[Start DATA LINES]
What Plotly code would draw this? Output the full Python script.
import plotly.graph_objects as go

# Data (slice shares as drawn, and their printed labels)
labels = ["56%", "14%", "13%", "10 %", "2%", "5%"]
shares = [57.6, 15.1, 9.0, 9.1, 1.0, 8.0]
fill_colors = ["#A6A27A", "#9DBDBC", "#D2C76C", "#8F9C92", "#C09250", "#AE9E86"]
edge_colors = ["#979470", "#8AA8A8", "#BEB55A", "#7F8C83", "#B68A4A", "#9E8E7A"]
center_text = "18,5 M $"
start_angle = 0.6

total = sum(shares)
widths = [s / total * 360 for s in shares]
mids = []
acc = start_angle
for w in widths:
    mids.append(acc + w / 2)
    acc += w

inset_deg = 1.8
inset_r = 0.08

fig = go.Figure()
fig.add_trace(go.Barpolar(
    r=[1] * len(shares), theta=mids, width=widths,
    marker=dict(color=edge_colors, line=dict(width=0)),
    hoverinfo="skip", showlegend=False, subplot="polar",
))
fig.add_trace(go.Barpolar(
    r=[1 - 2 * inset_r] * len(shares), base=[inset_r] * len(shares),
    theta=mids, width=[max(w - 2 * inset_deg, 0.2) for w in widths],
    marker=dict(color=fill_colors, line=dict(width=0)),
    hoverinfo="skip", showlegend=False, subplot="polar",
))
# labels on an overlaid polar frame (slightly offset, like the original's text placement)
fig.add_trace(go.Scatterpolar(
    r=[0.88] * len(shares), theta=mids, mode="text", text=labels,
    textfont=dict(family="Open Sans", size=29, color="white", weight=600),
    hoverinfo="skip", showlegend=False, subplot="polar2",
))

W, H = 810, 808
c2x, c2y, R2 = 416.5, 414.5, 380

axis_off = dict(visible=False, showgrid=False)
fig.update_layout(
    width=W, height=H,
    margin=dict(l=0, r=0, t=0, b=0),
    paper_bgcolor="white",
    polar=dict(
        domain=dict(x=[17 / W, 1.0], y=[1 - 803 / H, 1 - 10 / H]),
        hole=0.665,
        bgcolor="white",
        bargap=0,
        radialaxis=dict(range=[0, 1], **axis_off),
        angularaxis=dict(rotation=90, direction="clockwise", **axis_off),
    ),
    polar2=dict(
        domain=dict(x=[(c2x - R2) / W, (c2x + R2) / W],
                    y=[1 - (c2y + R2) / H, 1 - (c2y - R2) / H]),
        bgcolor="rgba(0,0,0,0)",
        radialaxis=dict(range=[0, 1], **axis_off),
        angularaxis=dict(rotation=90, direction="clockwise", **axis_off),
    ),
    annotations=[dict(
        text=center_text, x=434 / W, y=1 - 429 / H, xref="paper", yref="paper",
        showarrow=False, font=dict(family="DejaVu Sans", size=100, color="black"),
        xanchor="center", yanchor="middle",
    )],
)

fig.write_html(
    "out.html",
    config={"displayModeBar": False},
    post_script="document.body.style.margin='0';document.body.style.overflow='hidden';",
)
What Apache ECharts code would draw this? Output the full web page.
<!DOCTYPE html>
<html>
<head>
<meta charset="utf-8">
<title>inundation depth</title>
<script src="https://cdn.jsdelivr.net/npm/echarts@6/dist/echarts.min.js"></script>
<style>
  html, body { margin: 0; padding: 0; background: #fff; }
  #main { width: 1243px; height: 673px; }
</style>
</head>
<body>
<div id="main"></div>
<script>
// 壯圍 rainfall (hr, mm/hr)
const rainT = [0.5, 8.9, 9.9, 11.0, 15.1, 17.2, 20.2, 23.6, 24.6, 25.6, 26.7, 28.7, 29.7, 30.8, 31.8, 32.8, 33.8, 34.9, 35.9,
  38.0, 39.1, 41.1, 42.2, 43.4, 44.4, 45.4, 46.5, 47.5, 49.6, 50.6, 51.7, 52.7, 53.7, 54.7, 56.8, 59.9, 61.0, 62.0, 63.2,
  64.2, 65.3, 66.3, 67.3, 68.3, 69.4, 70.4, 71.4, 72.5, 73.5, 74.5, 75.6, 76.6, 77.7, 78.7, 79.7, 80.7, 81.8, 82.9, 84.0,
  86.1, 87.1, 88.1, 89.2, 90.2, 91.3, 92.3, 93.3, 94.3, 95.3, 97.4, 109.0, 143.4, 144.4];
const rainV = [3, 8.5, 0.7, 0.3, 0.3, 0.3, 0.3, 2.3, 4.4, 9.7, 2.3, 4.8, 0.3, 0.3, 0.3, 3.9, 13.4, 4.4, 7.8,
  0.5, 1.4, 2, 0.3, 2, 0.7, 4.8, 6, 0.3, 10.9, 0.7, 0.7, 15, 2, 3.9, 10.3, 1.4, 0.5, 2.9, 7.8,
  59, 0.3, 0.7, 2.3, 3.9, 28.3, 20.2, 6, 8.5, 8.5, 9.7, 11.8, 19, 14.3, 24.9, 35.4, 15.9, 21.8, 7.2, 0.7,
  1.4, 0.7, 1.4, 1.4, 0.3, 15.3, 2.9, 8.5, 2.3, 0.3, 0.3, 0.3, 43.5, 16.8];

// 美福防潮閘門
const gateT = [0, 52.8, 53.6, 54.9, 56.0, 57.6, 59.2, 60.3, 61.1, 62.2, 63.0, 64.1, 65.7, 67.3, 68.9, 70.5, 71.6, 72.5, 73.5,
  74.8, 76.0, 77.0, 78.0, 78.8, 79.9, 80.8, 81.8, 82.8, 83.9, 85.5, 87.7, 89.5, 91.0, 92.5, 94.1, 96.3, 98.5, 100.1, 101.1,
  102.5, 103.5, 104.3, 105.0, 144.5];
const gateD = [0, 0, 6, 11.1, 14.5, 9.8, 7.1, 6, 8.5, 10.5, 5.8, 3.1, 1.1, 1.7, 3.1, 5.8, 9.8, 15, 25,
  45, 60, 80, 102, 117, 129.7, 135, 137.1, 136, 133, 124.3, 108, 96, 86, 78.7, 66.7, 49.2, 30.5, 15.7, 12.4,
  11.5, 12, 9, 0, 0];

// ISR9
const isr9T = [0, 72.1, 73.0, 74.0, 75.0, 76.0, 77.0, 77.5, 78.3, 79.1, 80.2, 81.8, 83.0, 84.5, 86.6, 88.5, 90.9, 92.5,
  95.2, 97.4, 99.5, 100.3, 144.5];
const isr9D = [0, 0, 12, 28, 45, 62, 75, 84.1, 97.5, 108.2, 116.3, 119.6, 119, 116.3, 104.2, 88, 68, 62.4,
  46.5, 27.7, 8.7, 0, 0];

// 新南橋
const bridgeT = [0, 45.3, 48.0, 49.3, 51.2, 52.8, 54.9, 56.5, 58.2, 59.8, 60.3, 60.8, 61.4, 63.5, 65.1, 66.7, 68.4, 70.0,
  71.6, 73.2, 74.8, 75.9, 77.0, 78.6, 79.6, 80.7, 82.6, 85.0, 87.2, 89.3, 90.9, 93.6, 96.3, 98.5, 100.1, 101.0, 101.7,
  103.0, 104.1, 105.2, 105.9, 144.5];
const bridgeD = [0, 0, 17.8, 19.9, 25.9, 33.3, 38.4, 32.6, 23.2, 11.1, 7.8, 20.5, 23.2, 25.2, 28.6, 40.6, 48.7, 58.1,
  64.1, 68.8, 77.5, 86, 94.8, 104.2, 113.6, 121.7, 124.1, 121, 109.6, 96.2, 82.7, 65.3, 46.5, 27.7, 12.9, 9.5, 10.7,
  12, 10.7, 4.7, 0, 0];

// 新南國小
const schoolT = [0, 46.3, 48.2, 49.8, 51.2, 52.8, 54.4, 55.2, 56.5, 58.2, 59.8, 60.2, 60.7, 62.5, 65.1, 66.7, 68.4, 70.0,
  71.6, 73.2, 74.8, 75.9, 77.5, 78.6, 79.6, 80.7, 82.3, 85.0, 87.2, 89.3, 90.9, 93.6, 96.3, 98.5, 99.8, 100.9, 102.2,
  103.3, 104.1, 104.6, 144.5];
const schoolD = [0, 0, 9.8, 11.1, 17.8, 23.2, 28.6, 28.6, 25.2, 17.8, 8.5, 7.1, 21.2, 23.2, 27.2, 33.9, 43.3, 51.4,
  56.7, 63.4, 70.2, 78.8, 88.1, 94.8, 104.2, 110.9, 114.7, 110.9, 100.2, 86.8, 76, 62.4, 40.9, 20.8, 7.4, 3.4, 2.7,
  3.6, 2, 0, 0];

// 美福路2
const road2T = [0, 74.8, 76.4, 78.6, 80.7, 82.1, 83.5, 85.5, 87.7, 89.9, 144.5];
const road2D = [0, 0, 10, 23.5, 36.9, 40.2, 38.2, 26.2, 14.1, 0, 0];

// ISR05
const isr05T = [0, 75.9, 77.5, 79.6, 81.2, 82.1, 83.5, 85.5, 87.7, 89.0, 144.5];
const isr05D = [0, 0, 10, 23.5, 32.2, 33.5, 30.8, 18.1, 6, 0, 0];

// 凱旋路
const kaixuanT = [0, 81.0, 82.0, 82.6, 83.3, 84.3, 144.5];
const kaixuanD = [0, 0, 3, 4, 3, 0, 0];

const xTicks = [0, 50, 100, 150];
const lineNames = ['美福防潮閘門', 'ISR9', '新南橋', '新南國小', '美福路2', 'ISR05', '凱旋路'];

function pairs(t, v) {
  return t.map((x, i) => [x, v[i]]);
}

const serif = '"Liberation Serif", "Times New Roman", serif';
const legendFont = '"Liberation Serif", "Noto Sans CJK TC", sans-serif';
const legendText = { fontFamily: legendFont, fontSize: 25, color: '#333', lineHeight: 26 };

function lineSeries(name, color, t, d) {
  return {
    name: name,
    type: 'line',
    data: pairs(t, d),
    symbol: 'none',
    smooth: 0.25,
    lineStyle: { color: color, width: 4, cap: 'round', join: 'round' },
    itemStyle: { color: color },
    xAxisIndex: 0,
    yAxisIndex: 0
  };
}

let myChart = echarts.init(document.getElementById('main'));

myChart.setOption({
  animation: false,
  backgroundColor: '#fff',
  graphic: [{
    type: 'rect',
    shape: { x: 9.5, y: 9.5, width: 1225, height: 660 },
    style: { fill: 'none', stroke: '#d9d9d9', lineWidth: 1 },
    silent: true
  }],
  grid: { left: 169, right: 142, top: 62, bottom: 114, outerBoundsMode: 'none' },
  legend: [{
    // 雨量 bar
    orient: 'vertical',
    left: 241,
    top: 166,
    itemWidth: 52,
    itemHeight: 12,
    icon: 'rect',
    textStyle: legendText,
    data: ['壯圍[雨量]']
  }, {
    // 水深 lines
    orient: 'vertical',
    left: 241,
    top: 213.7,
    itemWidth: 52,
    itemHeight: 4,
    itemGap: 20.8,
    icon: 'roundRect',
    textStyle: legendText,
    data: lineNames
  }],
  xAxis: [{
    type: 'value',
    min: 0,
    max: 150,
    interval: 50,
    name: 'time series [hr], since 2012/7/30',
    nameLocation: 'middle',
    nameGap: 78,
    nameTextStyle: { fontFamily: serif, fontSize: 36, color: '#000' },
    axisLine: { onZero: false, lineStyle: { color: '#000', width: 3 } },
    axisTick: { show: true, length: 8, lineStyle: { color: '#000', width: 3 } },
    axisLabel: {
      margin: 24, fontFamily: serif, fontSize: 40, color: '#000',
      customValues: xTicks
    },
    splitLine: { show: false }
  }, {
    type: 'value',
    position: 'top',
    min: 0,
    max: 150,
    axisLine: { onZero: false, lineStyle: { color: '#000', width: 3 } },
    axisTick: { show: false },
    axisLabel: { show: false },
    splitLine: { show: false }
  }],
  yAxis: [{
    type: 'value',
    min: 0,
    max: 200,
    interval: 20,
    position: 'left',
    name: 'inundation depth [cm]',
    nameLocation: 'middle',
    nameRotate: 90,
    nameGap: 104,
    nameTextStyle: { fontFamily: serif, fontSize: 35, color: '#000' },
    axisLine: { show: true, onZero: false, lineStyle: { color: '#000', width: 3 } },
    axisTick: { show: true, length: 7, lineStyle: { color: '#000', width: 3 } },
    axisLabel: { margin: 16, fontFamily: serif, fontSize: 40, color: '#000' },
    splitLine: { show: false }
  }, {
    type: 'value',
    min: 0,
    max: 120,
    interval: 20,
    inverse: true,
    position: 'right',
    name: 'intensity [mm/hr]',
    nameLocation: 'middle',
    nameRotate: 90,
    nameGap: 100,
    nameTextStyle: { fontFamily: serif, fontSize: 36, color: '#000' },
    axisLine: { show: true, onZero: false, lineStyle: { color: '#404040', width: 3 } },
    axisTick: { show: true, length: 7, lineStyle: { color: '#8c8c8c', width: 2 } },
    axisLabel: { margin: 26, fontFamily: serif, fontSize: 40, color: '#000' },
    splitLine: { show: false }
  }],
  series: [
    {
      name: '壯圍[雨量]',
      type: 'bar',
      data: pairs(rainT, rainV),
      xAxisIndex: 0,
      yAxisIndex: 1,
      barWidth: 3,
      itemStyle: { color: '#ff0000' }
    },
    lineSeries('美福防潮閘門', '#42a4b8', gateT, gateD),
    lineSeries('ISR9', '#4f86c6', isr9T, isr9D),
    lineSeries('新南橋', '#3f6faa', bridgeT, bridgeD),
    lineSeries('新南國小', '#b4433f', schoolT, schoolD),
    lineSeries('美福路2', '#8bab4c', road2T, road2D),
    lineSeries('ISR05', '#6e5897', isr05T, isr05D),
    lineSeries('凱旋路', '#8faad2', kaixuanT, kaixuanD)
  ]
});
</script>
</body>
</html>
[End DATA LINES]
| WHAT IS EXPECTED |
Set down verbatim only the lines between the start of the data above and the line with "inset_r = 0.08", both boundaries included.

| RESPONSE FOR THIS EXERCISE |
What Plotly code would draw this? Output the full Python script.
import plotly.graph_objects as go

# Data (slice shares as drawn, and their printed labels)
labels = ["56%", "14%", "13%", "10 %", "2%", "5%"]
shares = [57.6, 15.1, 9.0, 9.1, 1.0, 8.0]
fill_colors = ["#A6A27A", "#9DBDBC", "#D2C76C", "#8F9C92", "#C09250", "#AE9E86"]
edge_colors = ["#979470", "#8AA8A8", "#BEB55A", "#7F8C83", "#B68A4A", "#9E8E7A"]
center_text = "18,5 M $"
start_angle = 0.6

total = sum(shares)
widths = [s / total * 360 for s in shares]
mids = []
acc = start_angle
for w in widths:
    mids.append(acc + w / 2)
    acc += w

inset_deg = 1.8
inset_r = 0.08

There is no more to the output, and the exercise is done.